§ BRIEF: Take the lines from the top down to and including the one with "(left) -- (right);" and repeat them exactly. Omit images.
• • • •
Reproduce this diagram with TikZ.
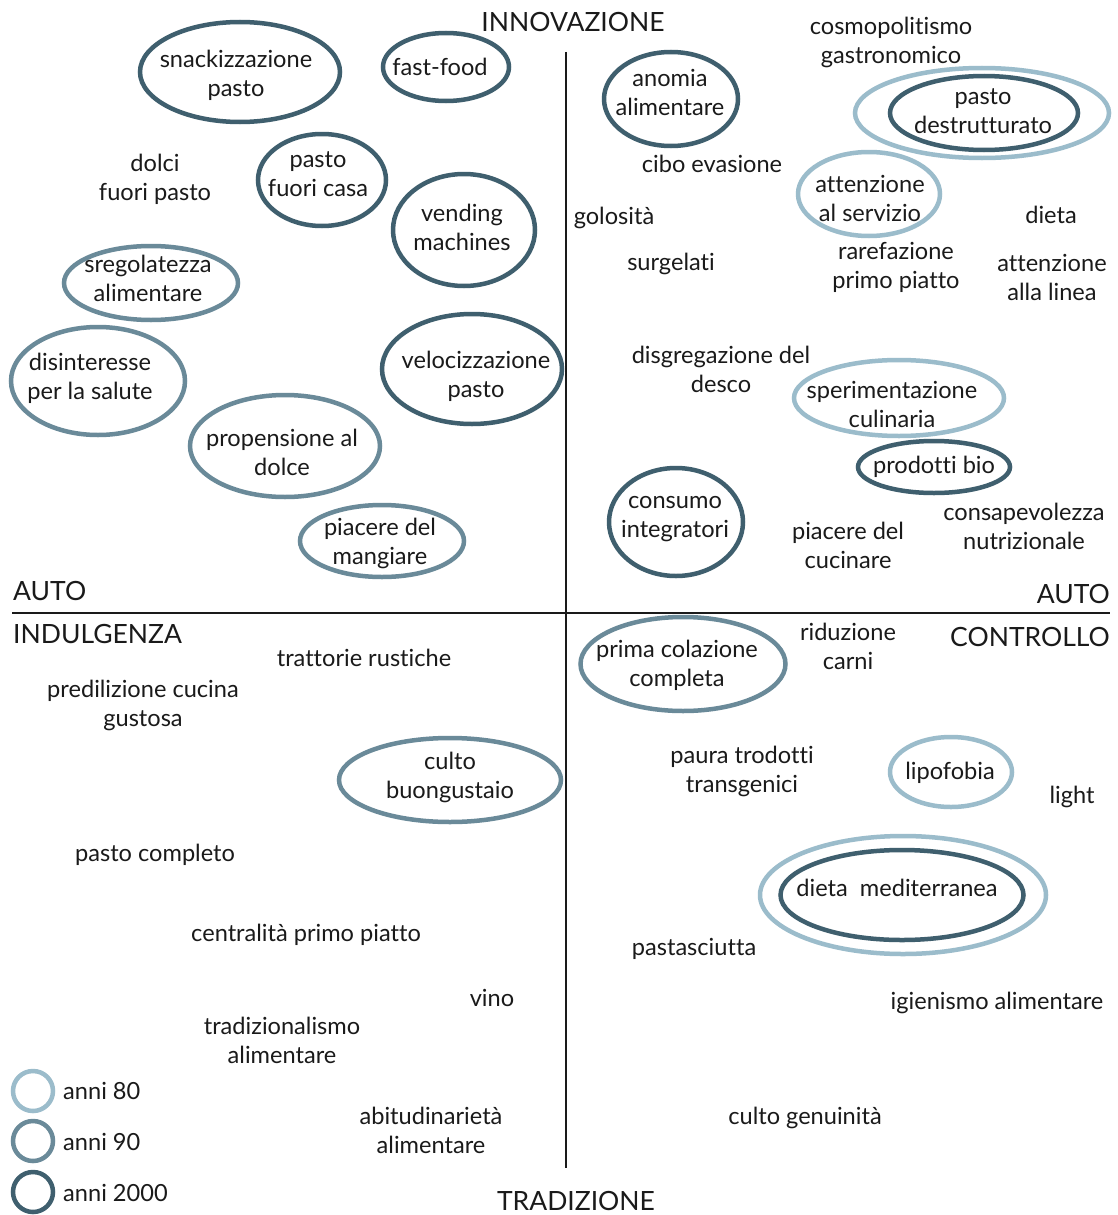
\documentclass[tikz,border=0pt]{standalone}
\usepackage{fontspec}
\setmainfont{Lato}[Ligatures={NoCommon}]
\usetikzlibrary{shapes.geometric}
\definecolor{eraA}{HTML}{9BBCCB}
\definecolor{eraB}{HTML}{6A8A99}
\definecolor{eraC}{HTML}{3F5F6E}
\definecolor{ink}{HTML}{1A1A1A}
\tikzset{
  txt/.style={text=ink, align=center, inner sep=0pt, yshift=-2pt, font=\fontsize{23.6}{29}\selectfont},
  axislbl/.style={text=ink, inner sep=0pt, yshift=-1pt, font=\fontsize{26.5}{30}\selectfont},
  ring/.style={draw=#1, line width=4.5pt, ellipse, inner sep=0pt},
  ringA/.style={ring=eraA},
  ringB/.style={ring=eraB},
  ringC/.style={ring=eraC},
  axisline/.style={draw=ink, line width=2.6pt},
}
\newcommand{\eraring}[6]{% name, style, x, y, width, height
  \node[#2, minimum width=#5pt, minimum height=#6pt] (#1) at (#3,#4) {};}
\begin{document}
\begin{tikzpicture}[x=1pt,y=-1pt]
\useasboundingbox (0,0) rectangle (1117,1215);
\fill[white] (0,0) rectangle (1117,1215);

% axes
\coordinate (top) at (566,52);
\coordinate (bottom) at (566,1168);
\coordinate (left) at (12,613);
\coordinate (right) at (1110,613);
\draw[axisline] (top) -- (bottom);
\draw[axisline] (left) -- (right);

\node[axislbl] (innov) at (573,21) {INNOVAZIONE};
\node[axislbl] (trad) at (576,1200) {TRADIZIONE};
\node[axislbl, anchor=west] (autoL) at (13,590) {AUTO};
\node[axislbl, anchor=west] (indul) at (13,633) {INDULGENZA};
\node[axislbl, anchor=east] (autoR) at (1110,593) {AUTO};
\node[axislbl, anchor=east] (contr) at (1110,636) {CONTROLLO};

% rings
\eraring{oSnack}{ringC}{240}{72}{200}{100}
\eraring{oFast}{ringC}{446}{67}{126}{68}
\eraring{oAnomia}{ringC}{671}{99}{134}{94}
\eraring{oDestrA}{ringA}{982}{113}{254}{90}
\eraring{oDestrC}{ringC}{984}{113}{188}{74}
\eraring{oFuori}{ringC}{322}{180}{128}{92}
\eraring{oVend}{ringC}{464}{230}{142}{112}
\eraring{oServ}{ringA}{869}{194}{142}{84}
\eraring{oSreg}{ringB}{151}{283}{174}{74}
\eraring{oDisint}{ringB}{98}{381}{174}{108}
\eraring{oVeloc}{ringC}{472}{369}{180}{110}
\eraring{oSperim}{ringA}{899}{398}{210}{76}
\eraring{oPropens}{ringB}{285}{446}{190}{102}
\eraring{oBio}{ringC}{934}{467}{152}{52}
\eraring{oIntegr}{ringC}{676}{522}{134}{108}
\eraring{oPiacM}{ringB}{382}{541}{164}{72}
\eraring{oColaz}{ringB}{683}{664}{205}{94}
\eraring{oBuong}{ringB}{450}{780}{222}{84}
\eraring{oLipo}{ringA}{951}{772}{122}{70}
\eraring{oMedA}{ringA}{903}{895}{286}{118}
\eraring{oMedC}{ringC}{902}{895}{243}{90}

% ring captions
\node[txt] (tSnack) at (236,73) {snackizzazione\\pasto};
\node[txt] (tFast) at (440,65) {fast-food};
\node[txt] (tAnomia) at (670,90) {anomia\\alimentare};
\node[txt] (tDestr) at (983,109) {pasto\\destrutturato};
\node[txt] (tFuori) at (318,172) {pasto\\fuori casa};
\node[txt] (tVend) at (462,225) {vending\\machines};
\node[txt] (tServ) at (870,196) {attenzione\\al servizio};
\node[txt] (tSreg) at (148,276) {sregolatezza\\alimentare};
\node[txt] (tDisint) at (90,376) {disinteresse\\per la salute};
\node[txt] (tVeloc) at (476,374) {velocizzazione\\pasto};
\node[txt] (tSperim) at (892,402) {sperimentazione\\culinaria};
\node[txt] (tPropens) at (282,450) {propensione al\\dolce};
\node[txt] (tBio) at (934,465) {prodotti bio};
\node[txt] (tIntegr) at (675,517) {consumo\\integratori};
\node[txt] (tPiacM) at (380,541) {piacere del\\mangiare};
\node[txt] (tColaz) at (677,663) {prima colazione\\completa};
\node[txt] (tBuong) at (450,775) {culto\\buongustaio};
\node[txt] (tLipo) at (950,771) {lipofobia};
\node[txt] (tMed) at (897,886) {dieta\ \ mediterranea};

% free labels
\node[txt] (cosmo) at (891,40) {cosmopolitismo\\gastronomico};
\node[txt] (dolci) at (155,177) {dolci\\fuori pasto};
\node[txt] (evas) at (712,162) {cibo evasione};
\node[txt] (golos) at (614,216) {golosità};
\node[txt] (dieta) at (1051,213) {dieta};
\node[txt] (surg) at (671,262) {surgelati};
\node[txt] (raref) at (896,265) {rarefazione\\primo piatto};
\node[txt] (linea) at (1052,275) {attenzione\\alla linea};
\node[txt] (disgr) at (721,367) {disgregazione del\\desco};
\node[txt] (piacC) at (848,543) {piacere del\\cucinare};
\node[txt] (consap) at (1024,524) {consapevolezza\\nutrizionale};
\node[txt] (tratt) at (364,656) {trattorie rustiche};
\node[txt] (predil) at (143,703) {predilizione cucina\\gustosa};
\node[txt] (ridu) at (848,644) {riduzione\\carni};
\node[txt] (paura) at (742,769) {paura trodotti\\transgenici};
\node[txt] (light) at (1072,795) {light};
\node[txt] (pcompl) at (155,853) {pasto completo};
\node[txt] (centr) at (306,933) {centralità primo piatto};
\node[txt] (pasta) at (694,947) {pastasciutta};
\node[txt] (vino) at (492,996) {vino};
\node[txt] (igien) at (997,1001) {igienismo alimentare};
\node[txt] (tradiz) at (282,1038) {tradizionalismo\\alimentare};
\node[txt] (abit) at (431,1128) {abitudinarietà\\alimentare};
\node[txt] (genu) at (805,1116) {culto genuinità};

% legend
\eraring{kA}{ringA}{33}{1091}{40}{40}
\eraring{kB}{ringB}{33}{1141}{40}{40}
\eraring{kC}{ringC}{33}{1192}{40}{40}
\node[txt, anchor=west] (lA) at (63,1089) {anni 80};
\node[txt, anchor=west] (lB) at (63,1140) {anni 90};
\node[txt, anchor=west] (lC) at (63,1191) {anni 2000};
\end{tikzpicture}
\end{document}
• • • •
§ SOLUTION:
Reproduce this diagram with TikZ.
\documentclass[tikz,border=0pt]{standalone}
\usepackage{fontspec}
\setmainfont{Lato}[Ligatures={NoCommon}]
\usetikzlibrary{shapes.geometric}
\definecolor{eraA}{HTML}{9BBCCB}
\definecolor{eraB}{HTML}{6A8A99}
\definecolor{eraC}{HTML}{3F5F6E}
\definecolor{ink}{HTML}{1A1A1A}
\tikzset{
  txt/.style={text=ink, align=center, inner sep=0pt, yshift=-2pt, font=\fontsize{23.6}{29}\selectfont},
  axislbl/.style={text=ink, inner sep=0pt, yshift=-1pt, font=\fontsize{26.5}{30}\selectfont},
  ring/.style={draw=#1, line width=4.5pt, ellipse, inner sep=0pt},
  ringA/.style={ring=eraA},
  ringB/.style={ring=eraB},
  ringC/.style={ring=eraC},
  axisline/.style={draw=ink, line width=2.6pt},
}
\newcommand{\eraring}[6]{% name, style, x, y, width, height
  \node[#2, minimum width=#5pt, minimum height=#6pt] (#1) at (#3,#4) {};}
\begin{document}
\begin{tikzpicture}[x=1pt,y=-1pt]
\useasboundingbox (0,0) rectangle (1117,1215);
\fill[white] (0,0) rectangle (1117,1215);

% axes
\coordinate (top) at (566,52);
\coordinate (bottom) at (566,1168);
\coordinate (left) at (12,613);
\coordinate (right) at (1110,613);
\draw[axisline] (top) -- (bottom);
\draw[axisline] (left) -- (right);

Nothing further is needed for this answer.